Only shoguns were permitted inside the Shiro Shoin, the White Drawing Room of Kyoto's Nijo Castle. The space was private, exclusive, reserved for the most powerful ruler in Japan and his closest attendants. In 1995, architects recreated that rarefied atmosphere inside the grounds of Osaka Castle, building a guest house where the world's most powerful leaders would gather not as conquerors but as dinner guests. The Osaka State Guest House, known in Japanese as Osaka Geihinkan, sits in the Nishinomaru Garden with castle stone walls on one side and 300 cherry trees on the other, a building where traditional Japanese formality meets high-stakes modern diplomacy.
The Geihinkan was constructed in 1995 on the site of an aging rest area in Osaka Castle Park, purpose-built for the Asia-Pacific Economic Cooperation summit held that year. The building was to serve as a meeting place for representatives from APEC's member economies. There was a diplomatic wrinkle, however: because representatives from China, Hong Kong, and Taiwan all attended, the gathering was officially classified as an unofficial meeting, despite being effectively an official summit. The architectural commission called for something that would project the gravity of its purpose. Designers modeled the structure after the Shiro Shoin of Nijo Castle, the shogun's private quarters within Kyoto's UNESCO World Heritage fortress. The result is a building of pure Japanese architectural tradition, all clean lines, tatami proportions, and a banquet room that frames views of the Nishinomaru Garden through wide openings.

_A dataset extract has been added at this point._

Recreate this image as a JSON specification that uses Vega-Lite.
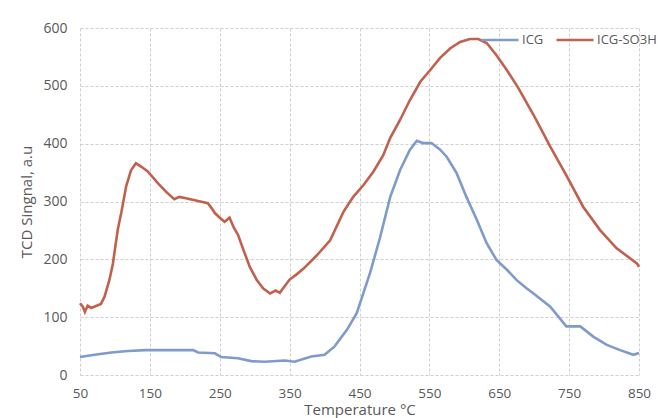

The Nishinomaru Garden, where the Geihinkan stands, occupies roughly 20,000 tsubo on the western side of Osaka Castle. This was historically significant ground: the residence of Kita no Mandokoro, the legal wife of Toyotomi Hideyoshi, once stood here during the castle's feudal heyday. Today the garden is famous across Japan as a cherry blossom viewing destination, with approximately 300 trees that erupt in pink each spring. The Geihinkan sits within this landscape as a kind of architectural echo, a building that channels the formality of the Tokugawa shoguns while overlooking the castle that their rivals, the Toyotomi, originally built. From inside the banquet hall, guests look out across the garden toward the castle tower, a view that compresses four centuries of Japanese history into a single frame.
For nearly 25 years after APEC, the Geihinkan served various civic functions without attracting much international attention. That changed on June 28, 2019, when the building hosted the dinner for the G20 Osaka summit. World leaders including Japanese Prime Minister Abe Shinzo and his spouse Abe Akie welcomed heads of state in the traditional setting. Security preparations for the summit were unprecedented; The Japan Times reported that Osaka braced for extraordinary measures across the city. Inside the Geihinkan, the formality of the architecture matched the gravity of the occasion. The dinner brought the building full circle, fulfilling the diplomatic purpose it had been designed for, and briefly placing this quiet structure in the Nishinomaru Garden at the center of global attention.
Today the Osaka Geihinkan operates under a more accessible mission. The building is owned by the City of Osaka, managed by the Osaka Castle Management Consortium, and operated by Value Management. Part of the structure now functions as an exclusive restaurant available by reservation only, allowing ordinary visitors to dine in the same space where world leaders gathered. The venue also serves the MICE tourism industry, hosting meetings, incentive events, conferences, and exhibitions within its traditional rooms. A tea ceremony space, the Hosho-an hermitage on the grounds, offers guests a formal matcha experience. It is a rare opportunity: to sit inside a recreation of the shogun's private quarters, looking out at the same cherry trees and castle walls that APEC delegates and G20 leaders contemplated, while Osaka's modern skyline rises beyond the ancient stone ramparts.
Located at 34.688N, 135.523E within the Nishinomaru Garden on the western side of Osaka Castle. From the air, Osaka Castle Park is one of the most recognizable landmarks in central Osaka, a large green rectangle surrounded by moats amid dense urban development. The Geihinkan is a low traditional structure within the park's western garden, difficult to distinguish individually but situated within the clearly visible castle grounds. Nearby airports include Osaka Itami (RJOO, 12 km north) and Kansai International (RJBB, 42 km south). Best viewed at 2,000-4,000 feet when overflying the Osaka Castle moat system.